• Work required: Starting at the line that contains "Reproduce this chart" and stopping after the line that contains "legend=False, ax=ax, zorder=3)", copy the lines exactly. Pictures are left out.

— begin Recorded information —

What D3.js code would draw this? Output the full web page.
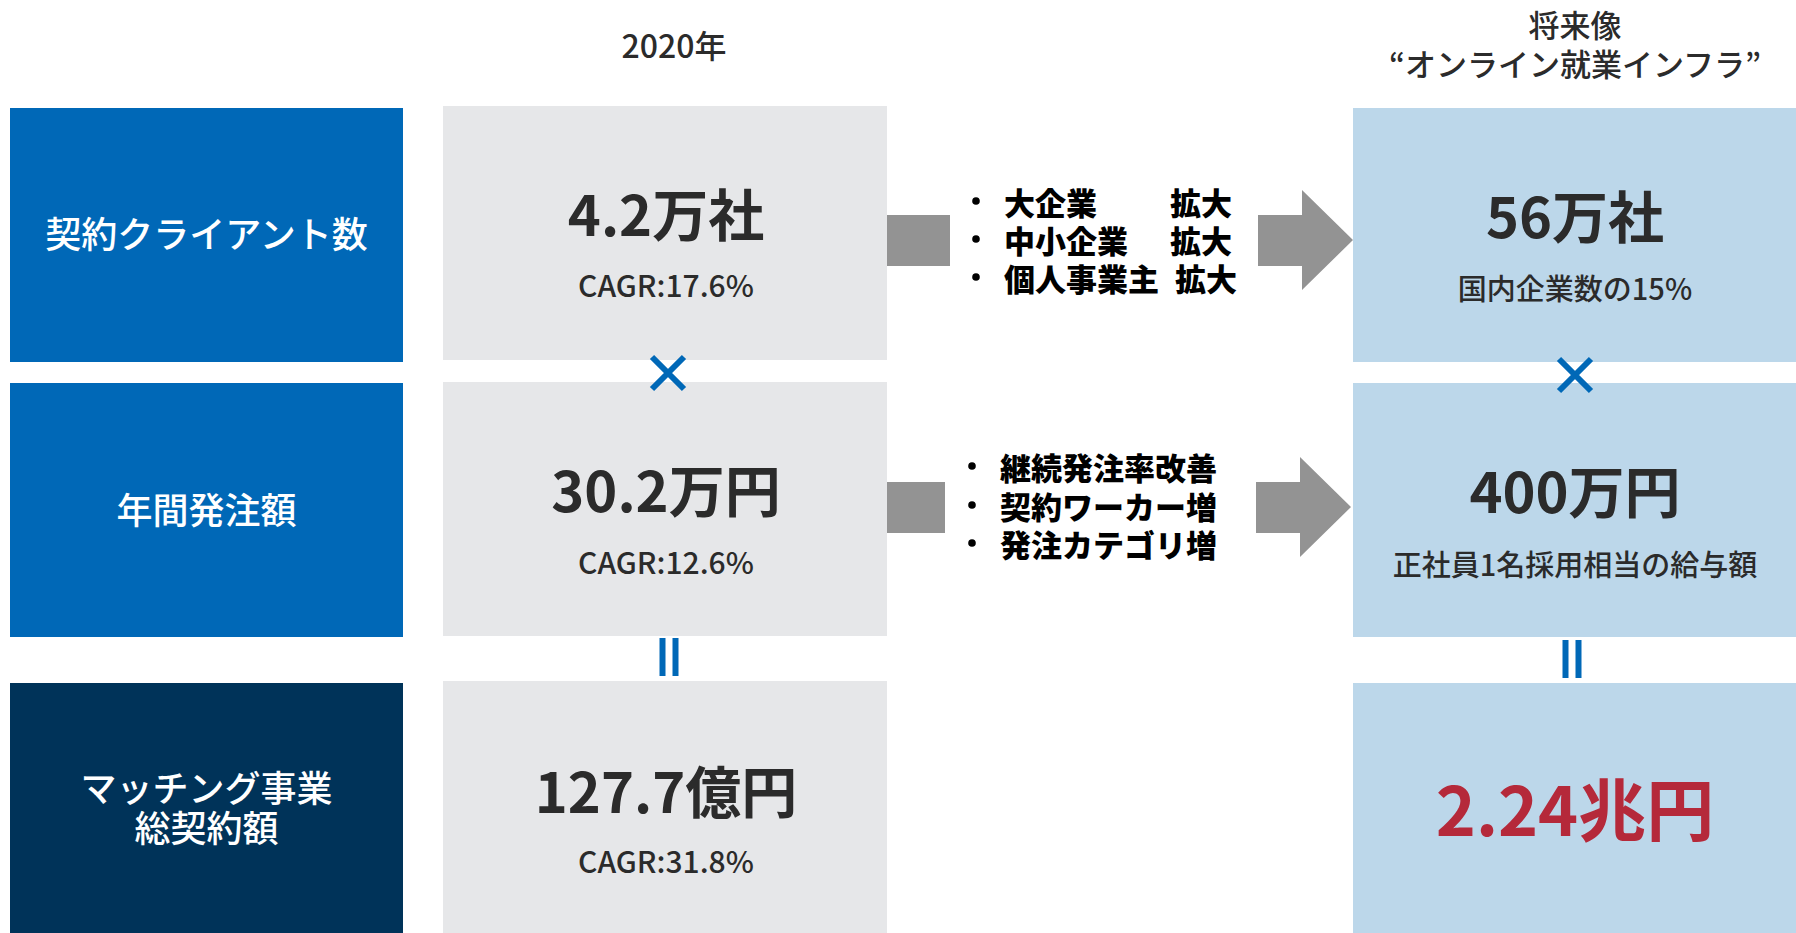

— end Recorded information —
— begin Recorded information —

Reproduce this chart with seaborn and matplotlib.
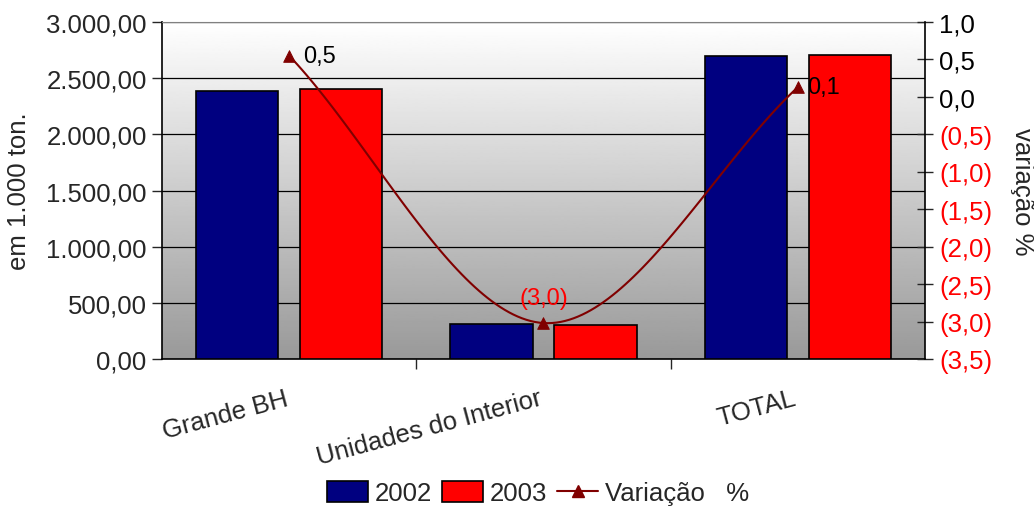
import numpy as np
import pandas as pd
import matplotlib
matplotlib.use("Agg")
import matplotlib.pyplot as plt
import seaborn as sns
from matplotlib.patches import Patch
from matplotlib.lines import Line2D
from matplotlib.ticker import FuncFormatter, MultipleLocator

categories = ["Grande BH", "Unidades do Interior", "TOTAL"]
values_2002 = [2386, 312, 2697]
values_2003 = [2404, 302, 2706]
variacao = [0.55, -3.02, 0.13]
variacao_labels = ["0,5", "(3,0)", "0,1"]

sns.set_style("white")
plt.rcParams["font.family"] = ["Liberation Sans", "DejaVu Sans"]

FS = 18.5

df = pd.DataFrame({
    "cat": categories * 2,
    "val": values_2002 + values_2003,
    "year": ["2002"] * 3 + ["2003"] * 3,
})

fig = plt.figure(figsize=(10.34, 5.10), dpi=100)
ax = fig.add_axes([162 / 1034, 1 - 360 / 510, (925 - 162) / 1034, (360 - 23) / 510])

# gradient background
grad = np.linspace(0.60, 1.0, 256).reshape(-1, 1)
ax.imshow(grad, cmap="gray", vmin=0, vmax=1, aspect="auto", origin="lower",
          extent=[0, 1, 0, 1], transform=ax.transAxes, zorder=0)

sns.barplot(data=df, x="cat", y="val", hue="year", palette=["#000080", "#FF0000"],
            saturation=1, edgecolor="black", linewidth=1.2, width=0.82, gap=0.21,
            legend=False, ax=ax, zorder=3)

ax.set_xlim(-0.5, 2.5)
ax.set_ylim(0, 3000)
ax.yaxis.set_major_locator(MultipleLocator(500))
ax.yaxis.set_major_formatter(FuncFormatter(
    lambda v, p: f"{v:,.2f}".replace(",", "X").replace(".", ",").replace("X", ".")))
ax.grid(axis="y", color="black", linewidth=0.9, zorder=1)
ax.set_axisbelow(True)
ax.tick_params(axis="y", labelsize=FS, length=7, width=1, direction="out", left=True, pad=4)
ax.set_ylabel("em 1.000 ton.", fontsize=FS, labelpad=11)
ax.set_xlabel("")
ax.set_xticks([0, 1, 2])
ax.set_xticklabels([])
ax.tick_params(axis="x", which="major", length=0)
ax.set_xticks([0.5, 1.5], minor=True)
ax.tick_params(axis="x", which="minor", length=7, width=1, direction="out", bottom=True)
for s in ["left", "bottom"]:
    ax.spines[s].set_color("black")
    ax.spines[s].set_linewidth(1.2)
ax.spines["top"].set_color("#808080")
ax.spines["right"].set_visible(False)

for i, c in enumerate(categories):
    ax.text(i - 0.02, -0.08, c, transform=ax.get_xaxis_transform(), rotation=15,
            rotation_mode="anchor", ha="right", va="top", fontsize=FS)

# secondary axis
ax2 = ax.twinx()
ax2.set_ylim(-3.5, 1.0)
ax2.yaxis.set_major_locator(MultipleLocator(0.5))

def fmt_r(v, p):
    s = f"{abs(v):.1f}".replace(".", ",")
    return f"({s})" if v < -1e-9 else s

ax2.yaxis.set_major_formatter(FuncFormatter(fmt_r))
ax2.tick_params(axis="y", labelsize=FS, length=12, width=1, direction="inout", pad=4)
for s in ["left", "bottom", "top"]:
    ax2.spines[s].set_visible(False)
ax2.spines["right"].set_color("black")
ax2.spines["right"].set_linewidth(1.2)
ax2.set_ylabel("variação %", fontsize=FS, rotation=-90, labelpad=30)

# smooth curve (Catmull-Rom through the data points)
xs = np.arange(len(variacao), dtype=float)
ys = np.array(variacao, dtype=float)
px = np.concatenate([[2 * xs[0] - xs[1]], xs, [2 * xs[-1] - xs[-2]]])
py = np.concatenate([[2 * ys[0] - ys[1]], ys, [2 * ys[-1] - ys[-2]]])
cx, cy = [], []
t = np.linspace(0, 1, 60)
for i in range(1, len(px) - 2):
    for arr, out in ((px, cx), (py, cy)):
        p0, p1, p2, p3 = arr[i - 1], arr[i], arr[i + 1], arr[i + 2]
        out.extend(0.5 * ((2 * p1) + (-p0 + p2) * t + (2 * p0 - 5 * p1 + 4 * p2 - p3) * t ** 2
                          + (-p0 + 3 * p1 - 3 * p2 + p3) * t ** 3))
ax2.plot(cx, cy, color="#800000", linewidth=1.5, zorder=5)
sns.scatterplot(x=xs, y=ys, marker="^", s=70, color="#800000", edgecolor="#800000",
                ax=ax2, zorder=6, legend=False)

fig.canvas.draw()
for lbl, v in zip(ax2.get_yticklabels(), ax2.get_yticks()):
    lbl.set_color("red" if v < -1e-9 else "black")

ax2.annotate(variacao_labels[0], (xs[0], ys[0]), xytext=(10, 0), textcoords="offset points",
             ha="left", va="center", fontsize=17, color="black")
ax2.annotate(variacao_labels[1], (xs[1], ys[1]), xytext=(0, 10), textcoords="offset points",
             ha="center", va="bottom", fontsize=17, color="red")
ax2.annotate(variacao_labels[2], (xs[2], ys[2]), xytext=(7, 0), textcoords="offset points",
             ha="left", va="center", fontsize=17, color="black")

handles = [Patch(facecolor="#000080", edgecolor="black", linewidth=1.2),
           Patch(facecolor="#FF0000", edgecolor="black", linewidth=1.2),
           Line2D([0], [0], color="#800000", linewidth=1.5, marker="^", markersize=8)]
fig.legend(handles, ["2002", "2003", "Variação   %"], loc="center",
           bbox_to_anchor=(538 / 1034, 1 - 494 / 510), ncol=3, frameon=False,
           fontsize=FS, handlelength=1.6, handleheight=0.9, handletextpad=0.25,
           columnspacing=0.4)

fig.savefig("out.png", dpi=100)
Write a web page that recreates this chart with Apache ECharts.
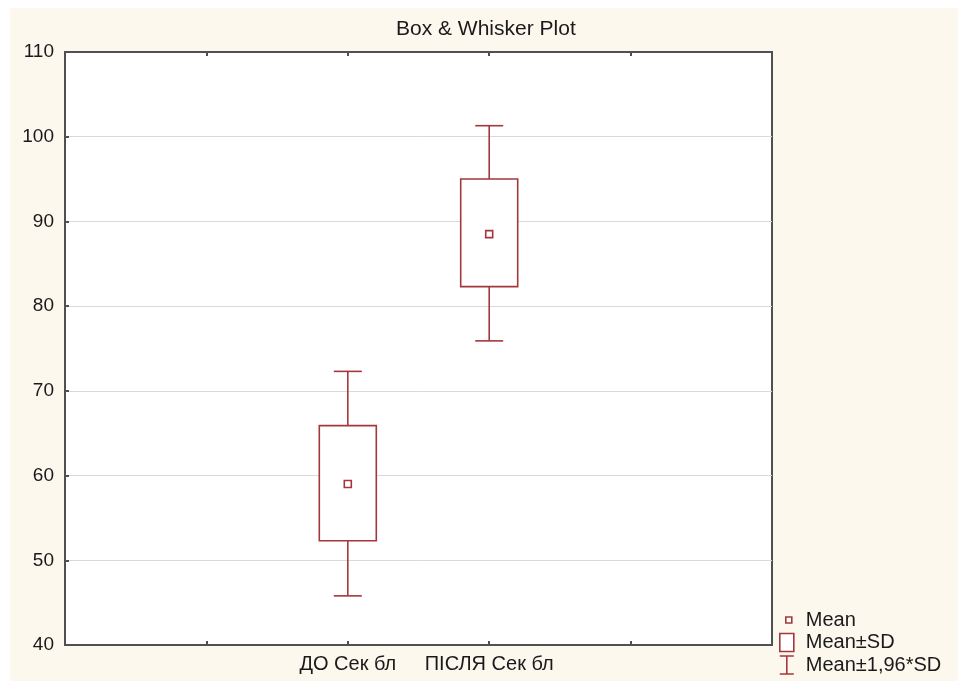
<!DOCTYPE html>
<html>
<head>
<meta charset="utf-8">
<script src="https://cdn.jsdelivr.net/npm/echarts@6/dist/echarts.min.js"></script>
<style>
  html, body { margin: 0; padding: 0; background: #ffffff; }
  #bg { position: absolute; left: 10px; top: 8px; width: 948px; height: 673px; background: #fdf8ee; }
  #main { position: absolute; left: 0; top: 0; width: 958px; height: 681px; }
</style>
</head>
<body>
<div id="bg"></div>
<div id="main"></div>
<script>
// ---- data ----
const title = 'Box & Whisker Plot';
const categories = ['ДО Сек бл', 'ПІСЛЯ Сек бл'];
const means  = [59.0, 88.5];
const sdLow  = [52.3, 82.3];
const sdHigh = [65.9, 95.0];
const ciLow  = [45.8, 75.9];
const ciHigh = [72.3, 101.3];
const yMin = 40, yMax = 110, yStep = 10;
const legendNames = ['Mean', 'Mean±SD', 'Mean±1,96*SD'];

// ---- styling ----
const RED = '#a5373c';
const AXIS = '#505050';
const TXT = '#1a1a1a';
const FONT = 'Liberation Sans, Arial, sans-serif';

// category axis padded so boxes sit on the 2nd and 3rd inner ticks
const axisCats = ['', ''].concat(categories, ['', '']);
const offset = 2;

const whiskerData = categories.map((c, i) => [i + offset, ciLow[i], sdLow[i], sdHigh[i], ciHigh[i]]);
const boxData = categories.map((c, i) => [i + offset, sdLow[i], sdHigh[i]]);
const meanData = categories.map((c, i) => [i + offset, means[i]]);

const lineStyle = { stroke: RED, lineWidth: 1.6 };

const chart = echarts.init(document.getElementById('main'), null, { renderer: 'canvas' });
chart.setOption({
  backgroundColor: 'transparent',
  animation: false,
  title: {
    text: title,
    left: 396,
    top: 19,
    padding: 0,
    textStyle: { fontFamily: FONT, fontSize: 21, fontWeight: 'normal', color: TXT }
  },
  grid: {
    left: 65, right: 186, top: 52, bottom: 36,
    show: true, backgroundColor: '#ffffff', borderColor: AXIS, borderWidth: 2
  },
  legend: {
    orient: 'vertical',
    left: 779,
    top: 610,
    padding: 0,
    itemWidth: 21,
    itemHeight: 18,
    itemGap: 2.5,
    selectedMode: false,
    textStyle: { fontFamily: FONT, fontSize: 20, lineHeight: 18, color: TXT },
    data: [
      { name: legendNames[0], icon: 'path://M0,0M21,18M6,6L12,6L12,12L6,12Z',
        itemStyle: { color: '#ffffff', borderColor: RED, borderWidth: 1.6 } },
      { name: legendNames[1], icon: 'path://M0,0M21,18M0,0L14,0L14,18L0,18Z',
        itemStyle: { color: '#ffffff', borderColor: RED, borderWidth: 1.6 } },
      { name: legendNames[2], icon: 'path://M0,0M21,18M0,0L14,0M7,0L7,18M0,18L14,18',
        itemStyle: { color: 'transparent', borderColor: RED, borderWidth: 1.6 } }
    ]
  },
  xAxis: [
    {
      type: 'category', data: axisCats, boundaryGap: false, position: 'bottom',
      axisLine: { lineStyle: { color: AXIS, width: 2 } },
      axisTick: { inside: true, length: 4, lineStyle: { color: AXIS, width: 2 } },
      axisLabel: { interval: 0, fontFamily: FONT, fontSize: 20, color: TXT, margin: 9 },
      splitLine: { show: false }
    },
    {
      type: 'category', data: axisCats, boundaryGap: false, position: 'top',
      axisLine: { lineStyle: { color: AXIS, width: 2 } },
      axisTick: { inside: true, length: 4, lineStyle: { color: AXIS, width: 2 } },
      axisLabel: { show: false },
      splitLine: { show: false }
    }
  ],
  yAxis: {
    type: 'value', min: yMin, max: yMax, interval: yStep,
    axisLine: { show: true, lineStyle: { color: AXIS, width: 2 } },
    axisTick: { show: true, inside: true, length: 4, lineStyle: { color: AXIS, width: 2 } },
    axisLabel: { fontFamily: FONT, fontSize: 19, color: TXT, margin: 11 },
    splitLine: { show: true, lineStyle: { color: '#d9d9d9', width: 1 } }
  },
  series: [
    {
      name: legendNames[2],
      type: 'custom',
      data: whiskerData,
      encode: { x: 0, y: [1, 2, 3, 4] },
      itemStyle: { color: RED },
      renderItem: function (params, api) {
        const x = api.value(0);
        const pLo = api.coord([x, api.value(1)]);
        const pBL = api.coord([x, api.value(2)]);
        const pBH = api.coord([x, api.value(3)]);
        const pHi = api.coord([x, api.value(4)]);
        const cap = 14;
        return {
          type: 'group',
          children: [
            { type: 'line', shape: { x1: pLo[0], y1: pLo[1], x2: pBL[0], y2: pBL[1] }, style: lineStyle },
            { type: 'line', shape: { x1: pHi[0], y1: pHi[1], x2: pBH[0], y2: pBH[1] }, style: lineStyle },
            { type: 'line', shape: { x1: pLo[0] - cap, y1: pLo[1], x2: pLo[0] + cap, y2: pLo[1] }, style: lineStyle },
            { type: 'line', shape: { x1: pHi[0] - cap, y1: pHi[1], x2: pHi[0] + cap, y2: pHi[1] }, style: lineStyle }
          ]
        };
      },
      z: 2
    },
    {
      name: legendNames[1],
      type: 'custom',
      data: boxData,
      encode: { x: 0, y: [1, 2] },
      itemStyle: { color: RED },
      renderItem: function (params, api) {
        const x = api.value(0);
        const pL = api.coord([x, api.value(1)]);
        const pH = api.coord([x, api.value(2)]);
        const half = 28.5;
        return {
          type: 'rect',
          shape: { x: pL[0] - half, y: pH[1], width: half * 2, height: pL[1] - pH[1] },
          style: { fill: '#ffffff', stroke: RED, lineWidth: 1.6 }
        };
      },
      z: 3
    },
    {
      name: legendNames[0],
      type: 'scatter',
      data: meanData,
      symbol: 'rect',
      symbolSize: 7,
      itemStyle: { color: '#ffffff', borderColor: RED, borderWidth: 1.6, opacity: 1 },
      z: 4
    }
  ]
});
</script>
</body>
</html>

— end Recorded information —

• Exercise output:
Reproduce this chart with seaborn and matplotlib.
import numpy as np
import pandas as pd
import matplotlib
matplotlib.use("Agg")
import matplotlib.pyplot as plt
import seaborn as sns
from matplotlib.patches import Patch
from matplotlib.lines import Line2D
from matplotlib.ticker import FuncFormatter, MultipleLocator

categories = ["Grande BH", "Unidades do Interior", "TOTAL"]
values_2002 = [2386, 312, 2697]
values_2003 = [2404, 302, 2706]
variacao = [0.55, -3.02, 0.13]
variacao_labels = ["0,5", "(3,0)", "0,1"]

sns.set_style("white")
plt.rcParams["font.family"] = ["Liberation Sans", "DejaVu Sans"]

FS = 18.5

df = pd.DataFrame({
    "cat": categories * 2,
    "val": values_2002 + values_2003,
    "year": ["2002"] * 3 + ["2003"] * 3,
})

fig = plt.figure(figsize=(10.34, 5.10), dpi=100)
ax = fig.add_axes([162 / 1034, 1 - 360 / 510, (925 - 162) / 1034, (360 - 23) / 510])

# gradient background
grad = np.linspace(0.60, 1.0, 256).reshape(-1, 1)
ax.imshow(grad, cmap="gray", vmin=0, vmax=1, aspect="auto", origin="lower",
          extent=[0, 1, 0, 1], transform=ax.transAxes, zorder=0)

sns.barplot(data=df, x="cat", y="val", hue="year", palette=["#000080", "#FF0000"],
            saturation=1, edgecolor="black", linewidth=1.2, width=0.82, gap=0.21,
            legend=False, ax=ax, zorder=3)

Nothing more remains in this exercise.